La ontología del naco, médula de la antropología mexicana, es un tema que divide opiniones. Lo escuchamos todos los días y como entidad indefinible, vivimos rodeados del término, ya sea para describir lo inapropiado, bajo ciertos estándares sociales, ya sea para discriminar erróneamente a quienes son diferentes.
Lo naco es lo libre, la trasgresión del tabú; la antietiqueta y la falta de respeto que, sin ofender, provoca el escándalo de los puritanos.
La persona naca brilla y cuando comete errores no es corregida, recibe humillaciones y mofas. A pesar de ello, su alegría no sufre golpes. Citando un verso de Paz, el naco es “inmóvil en la luz, pero/ danzante (…)”. Aunque tolerante, nunca es tolerado, víctima de sus propias creencias (usualmente supersticiones prácticas) obra de buena fe aunque sus éxitos reciban críticas.
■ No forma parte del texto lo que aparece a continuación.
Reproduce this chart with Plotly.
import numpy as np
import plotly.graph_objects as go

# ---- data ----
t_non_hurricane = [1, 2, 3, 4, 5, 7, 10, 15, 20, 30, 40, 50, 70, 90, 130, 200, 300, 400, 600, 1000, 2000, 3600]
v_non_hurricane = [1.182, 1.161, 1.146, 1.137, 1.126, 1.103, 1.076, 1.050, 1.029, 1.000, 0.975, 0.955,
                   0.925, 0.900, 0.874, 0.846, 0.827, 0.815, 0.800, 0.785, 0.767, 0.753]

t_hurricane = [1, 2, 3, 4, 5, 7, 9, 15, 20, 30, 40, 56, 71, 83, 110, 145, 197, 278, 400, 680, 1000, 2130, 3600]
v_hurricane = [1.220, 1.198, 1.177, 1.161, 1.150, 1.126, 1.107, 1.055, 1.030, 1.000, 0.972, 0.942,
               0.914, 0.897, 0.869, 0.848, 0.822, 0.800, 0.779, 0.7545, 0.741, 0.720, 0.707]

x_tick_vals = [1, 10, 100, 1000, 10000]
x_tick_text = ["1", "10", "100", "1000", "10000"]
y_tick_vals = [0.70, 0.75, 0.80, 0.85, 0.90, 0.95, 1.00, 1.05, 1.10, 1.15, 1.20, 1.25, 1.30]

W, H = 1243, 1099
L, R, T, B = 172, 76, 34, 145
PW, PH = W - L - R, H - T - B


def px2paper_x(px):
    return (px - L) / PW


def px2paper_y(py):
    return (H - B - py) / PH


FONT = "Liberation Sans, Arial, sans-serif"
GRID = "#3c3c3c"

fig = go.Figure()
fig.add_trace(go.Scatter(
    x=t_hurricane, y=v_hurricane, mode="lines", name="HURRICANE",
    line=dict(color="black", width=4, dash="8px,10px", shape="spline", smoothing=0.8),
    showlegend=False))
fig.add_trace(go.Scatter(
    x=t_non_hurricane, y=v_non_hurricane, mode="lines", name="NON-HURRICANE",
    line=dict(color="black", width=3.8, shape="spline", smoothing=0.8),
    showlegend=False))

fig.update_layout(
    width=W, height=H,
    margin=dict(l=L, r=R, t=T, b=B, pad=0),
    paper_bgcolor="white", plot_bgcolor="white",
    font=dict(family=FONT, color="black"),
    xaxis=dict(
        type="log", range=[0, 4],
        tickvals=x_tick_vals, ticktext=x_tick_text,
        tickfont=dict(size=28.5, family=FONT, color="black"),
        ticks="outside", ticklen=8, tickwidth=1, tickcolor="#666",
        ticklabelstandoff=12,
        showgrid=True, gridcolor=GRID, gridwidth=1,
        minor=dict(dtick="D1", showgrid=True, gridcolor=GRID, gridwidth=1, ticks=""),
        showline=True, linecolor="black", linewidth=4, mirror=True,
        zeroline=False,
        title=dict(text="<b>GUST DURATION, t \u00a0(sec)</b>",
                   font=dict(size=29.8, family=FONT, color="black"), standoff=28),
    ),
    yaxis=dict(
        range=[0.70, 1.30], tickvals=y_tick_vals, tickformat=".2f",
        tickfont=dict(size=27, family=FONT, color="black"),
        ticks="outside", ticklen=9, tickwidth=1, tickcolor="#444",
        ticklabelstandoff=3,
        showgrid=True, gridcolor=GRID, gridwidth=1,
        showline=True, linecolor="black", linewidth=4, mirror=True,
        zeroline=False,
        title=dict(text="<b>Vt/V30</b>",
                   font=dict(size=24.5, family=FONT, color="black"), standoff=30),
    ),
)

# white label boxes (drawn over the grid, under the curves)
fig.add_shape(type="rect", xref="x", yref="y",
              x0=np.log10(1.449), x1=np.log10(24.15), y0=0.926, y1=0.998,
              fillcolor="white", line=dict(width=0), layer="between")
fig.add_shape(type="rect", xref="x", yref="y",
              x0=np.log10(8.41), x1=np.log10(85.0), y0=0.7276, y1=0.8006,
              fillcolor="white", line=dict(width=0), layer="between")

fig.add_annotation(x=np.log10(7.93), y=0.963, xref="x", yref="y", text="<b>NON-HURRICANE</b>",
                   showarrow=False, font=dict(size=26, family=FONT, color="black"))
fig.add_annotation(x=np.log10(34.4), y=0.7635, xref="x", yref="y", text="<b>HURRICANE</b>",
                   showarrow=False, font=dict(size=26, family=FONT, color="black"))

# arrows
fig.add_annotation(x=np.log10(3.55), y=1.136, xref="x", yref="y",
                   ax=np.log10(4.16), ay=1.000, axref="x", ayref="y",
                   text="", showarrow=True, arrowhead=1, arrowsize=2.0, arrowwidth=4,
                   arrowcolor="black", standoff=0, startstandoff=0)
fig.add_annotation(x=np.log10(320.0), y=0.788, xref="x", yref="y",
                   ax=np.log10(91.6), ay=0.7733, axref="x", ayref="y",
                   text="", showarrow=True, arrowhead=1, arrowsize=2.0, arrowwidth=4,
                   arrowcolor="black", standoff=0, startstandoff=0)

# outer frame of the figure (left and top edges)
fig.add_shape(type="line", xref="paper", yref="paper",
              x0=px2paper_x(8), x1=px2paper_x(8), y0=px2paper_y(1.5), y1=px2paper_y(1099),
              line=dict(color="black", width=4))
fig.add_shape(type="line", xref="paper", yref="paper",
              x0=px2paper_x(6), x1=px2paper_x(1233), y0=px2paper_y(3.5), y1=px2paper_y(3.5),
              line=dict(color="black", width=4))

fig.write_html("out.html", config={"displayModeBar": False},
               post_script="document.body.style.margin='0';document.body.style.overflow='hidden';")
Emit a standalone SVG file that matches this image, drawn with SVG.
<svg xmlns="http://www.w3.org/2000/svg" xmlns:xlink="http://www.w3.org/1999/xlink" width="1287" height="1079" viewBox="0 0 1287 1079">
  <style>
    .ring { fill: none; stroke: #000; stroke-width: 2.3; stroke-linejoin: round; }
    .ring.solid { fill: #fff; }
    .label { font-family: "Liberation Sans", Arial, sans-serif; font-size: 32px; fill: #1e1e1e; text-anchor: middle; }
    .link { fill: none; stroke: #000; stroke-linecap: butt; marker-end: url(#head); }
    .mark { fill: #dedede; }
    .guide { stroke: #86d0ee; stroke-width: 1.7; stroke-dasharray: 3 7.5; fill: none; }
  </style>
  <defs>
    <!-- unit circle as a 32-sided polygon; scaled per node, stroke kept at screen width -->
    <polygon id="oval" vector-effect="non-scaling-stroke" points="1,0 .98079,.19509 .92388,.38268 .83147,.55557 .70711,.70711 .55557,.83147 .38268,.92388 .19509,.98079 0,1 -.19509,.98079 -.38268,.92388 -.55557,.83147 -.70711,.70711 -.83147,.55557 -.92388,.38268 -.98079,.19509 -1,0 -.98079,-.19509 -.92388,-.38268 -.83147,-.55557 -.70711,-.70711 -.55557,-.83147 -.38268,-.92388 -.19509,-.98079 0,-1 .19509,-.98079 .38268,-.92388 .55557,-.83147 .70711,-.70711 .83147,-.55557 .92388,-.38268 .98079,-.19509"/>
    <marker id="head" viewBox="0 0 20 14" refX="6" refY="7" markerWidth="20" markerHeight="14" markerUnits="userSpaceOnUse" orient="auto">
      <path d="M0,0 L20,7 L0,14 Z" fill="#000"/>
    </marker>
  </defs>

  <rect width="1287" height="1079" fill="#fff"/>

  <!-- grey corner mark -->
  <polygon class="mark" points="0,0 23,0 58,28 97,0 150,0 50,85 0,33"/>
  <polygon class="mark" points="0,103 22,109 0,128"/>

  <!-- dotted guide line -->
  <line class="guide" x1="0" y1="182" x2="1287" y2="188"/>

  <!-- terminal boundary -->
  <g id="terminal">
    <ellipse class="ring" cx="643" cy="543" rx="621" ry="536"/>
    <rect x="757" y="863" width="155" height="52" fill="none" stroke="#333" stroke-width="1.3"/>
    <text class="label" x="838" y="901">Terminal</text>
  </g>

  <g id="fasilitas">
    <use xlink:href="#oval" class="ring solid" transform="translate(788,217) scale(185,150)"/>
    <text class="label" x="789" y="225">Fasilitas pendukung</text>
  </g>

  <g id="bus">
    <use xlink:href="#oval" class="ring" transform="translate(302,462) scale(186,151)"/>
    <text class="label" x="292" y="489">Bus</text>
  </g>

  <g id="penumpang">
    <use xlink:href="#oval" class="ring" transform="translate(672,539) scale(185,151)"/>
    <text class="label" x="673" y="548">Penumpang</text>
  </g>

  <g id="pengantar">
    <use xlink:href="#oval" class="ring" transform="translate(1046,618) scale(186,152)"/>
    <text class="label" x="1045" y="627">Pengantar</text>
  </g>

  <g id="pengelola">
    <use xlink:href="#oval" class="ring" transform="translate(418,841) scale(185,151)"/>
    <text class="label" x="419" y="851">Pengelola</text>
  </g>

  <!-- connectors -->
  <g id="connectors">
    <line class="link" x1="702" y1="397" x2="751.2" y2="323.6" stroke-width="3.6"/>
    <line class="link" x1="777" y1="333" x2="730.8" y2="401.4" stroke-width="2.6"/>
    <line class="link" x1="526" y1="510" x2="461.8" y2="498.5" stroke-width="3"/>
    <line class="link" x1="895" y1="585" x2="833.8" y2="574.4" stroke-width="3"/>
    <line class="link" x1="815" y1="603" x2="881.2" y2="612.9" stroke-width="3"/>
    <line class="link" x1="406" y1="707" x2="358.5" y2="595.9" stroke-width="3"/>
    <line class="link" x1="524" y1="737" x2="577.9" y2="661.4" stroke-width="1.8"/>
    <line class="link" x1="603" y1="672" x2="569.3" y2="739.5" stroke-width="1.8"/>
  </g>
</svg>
Las posibilidades de ser naco no radica en un tipo de existencia social o económica. Hay nacos por doquier: en la aristocracia, entre empresarios, estudiantes y oficinistas. Lejos de los fenómenos populares (como los XV de Rubí o Lady Wuuu), el naco es cao porque es libre, porque vive en una envidiable ingenuidad donde no se reconoce como tal. No es acto de asociación o masificación; es ser nosotros mismos en una intimidad transparente donde los demás pueden ver lo folclóricamente evidente.
Quizá lo naco sea el último vestigio identitario que deseamos tener. Quizá sea lo más auténtico dentro de nosotros: el pensamiento salvaje de Lévi-Strauss; la parte maldita según Bataille o lo dionisiaco en Nietzsche.
Quizá todos somos nacos. Quizá todas somos nacas. Y qué maravilla caminar, con orgullo, junto a nuestra naquísima mexicanidad.